------ Given material ------

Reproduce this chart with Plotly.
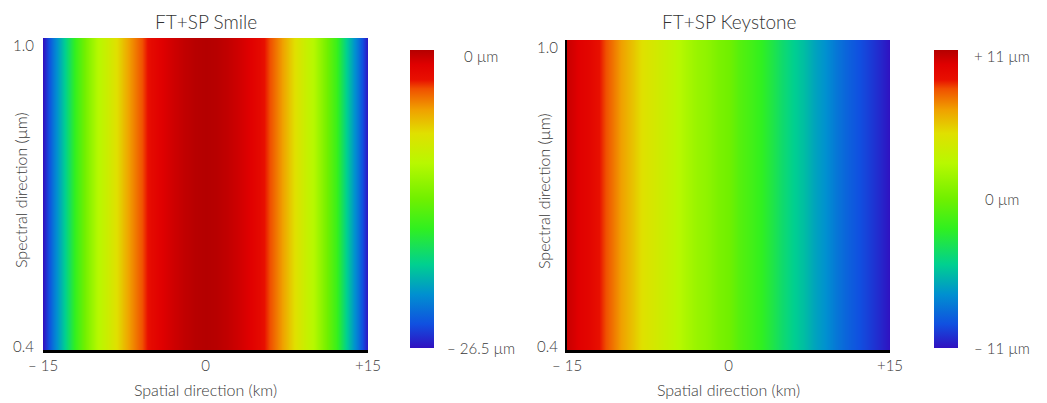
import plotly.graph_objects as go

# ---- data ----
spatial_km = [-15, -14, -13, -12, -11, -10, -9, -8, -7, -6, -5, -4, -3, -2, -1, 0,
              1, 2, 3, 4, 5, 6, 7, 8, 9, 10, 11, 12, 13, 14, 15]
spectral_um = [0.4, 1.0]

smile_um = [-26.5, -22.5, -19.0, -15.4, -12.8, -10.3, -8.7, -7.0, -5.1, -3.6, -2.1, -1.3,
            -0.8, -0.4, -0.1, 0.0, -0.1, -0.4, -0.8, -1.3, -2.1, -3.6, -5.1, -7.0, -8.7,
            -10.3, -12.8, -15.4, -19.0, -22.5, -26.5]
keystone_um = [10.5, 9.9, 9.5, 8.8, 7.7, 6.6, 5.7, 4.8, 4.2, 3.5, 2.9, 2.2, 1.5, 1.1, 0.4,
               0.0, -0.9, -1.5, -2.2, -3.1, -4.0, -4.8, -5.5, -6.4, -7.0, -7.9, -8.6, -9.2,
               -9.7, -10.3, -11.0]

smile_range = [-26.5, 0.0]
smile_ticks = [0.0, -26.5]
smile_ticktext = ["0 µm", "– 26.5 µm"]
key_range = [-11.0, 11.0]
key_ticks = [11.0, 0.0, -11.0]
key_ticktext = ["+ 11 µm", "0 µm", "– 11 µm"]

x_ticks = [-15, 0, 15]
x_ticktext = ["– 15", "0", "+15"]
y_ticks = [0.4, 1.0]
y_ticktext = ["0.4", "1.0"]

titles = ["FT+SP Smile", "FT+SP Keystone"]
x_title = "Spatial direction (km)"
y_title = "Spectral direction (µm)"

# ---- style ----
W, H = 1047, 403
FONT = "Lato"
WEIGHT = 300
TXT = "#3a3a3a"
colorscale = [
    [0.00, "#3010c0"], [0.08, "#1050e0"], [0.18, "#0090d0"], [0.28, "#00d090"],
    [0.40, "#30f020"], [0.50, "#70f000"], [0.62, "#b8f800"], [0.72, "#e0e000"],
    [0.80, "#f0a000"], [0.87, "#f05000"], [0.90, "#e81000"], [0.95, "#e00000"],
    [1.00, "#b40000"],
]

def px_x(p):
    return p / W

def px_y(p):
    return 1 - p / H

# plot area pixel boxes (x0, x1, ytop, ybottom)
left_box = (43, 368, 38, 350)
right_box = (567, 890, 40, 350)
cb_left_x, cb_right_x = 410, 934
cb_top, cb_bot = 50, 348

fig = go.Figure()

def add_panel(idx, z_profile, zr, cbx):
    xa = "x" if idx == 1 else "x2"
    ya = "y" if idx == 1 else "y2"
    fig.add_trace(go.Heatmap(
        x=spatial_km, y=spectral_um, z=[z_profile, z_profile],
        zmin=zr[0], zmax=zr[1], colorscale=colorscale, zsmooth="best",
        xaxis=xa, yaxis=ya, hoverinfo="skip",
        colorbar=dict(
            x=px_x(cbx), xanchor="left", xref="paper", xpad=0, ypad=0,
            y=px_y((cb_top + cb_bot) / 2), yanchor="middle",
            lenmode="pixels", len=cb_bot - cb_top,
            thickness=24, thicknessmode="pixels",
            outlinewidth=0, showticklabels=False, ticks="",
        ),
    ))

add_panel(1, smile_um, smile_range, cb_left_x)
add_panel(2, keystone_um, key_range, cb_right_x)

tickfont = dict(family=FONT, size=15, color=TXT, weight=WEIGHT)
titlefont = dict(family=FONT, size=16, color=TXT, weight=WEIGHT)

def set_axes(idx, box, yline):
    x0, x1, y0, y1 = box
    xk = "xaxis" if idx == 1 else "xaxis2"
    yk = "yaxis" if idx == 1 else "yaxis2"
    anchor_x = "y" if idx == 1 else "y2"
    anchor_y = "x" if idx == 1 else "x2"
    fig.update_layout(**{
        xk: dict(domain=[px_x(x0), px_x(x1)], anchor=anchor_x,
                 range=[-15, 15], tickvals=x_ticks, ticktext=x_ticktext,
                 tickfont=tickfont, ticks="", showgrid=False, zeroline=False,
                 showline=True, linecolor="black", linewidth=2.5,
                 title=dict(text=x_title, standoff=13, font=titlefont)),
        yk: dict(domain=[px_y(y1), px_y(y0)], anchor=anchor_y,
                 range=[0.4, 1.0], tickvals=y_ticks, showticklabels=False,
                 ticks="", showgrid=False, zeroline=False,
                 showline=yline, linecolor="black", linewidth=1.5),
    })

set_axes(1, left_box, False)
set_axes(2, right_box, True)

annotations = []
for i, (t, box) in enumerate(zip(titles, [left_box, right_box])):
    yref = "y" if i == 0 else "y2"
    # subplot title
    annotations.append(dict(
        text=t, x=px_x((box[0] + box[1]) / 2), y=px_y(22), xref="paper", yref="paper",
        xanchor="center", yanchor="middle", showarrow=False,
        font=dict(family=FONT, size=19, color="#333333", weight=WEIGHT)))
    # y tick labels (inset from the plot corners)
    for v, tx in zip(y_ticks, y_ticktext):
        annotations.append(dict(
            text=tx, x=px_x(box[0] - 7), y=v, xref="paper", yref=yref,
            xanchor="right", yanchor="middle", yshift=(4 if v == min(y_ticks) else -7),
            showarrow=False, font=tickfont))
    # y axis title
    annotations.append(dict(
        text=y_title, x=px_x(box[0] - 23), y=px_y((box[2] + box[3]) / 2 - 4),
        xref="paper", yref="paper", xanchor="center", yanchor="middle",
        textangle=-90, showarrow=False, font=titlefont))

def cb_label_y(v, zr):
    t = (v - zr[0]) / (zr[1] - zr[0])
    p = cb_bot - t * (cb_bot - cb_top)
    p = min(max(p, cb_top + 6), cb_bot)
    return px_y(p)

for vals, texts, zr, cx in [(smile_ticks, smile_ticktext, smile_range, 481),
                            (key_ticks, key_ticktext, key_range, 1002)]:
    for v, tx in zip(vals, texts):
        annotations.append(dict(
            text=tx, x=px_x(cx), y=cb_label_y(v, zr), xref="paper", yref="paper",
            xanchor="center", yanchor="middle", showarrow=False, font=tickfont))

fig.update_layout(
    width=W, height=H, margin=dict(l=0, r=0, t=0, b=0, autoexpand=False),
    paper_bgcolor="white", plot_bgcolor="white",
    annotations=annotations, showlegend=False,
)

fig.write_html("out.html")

------

=== Exercise requirements ===
Reproduce only the lines from the beginning of the data through the line that contains "spectral_um = [0.4, 1.0]", both included, and please drop the pictures.

=== Task answer ===
Reproduce this chart with Plotly.
import plotly.graph_objects as go

# ---- data ----
spatial_km = [-15, -14, -13, -12, -11, -10, -9, -8, -7, -6, -5, -4, -3, -2, -1, 0,
              1, 2, 3, 4, 5, 6, 7, 8, 9, 10, 11, 12, 13, 14, 15]
spectral_um = [0.4, 1.0]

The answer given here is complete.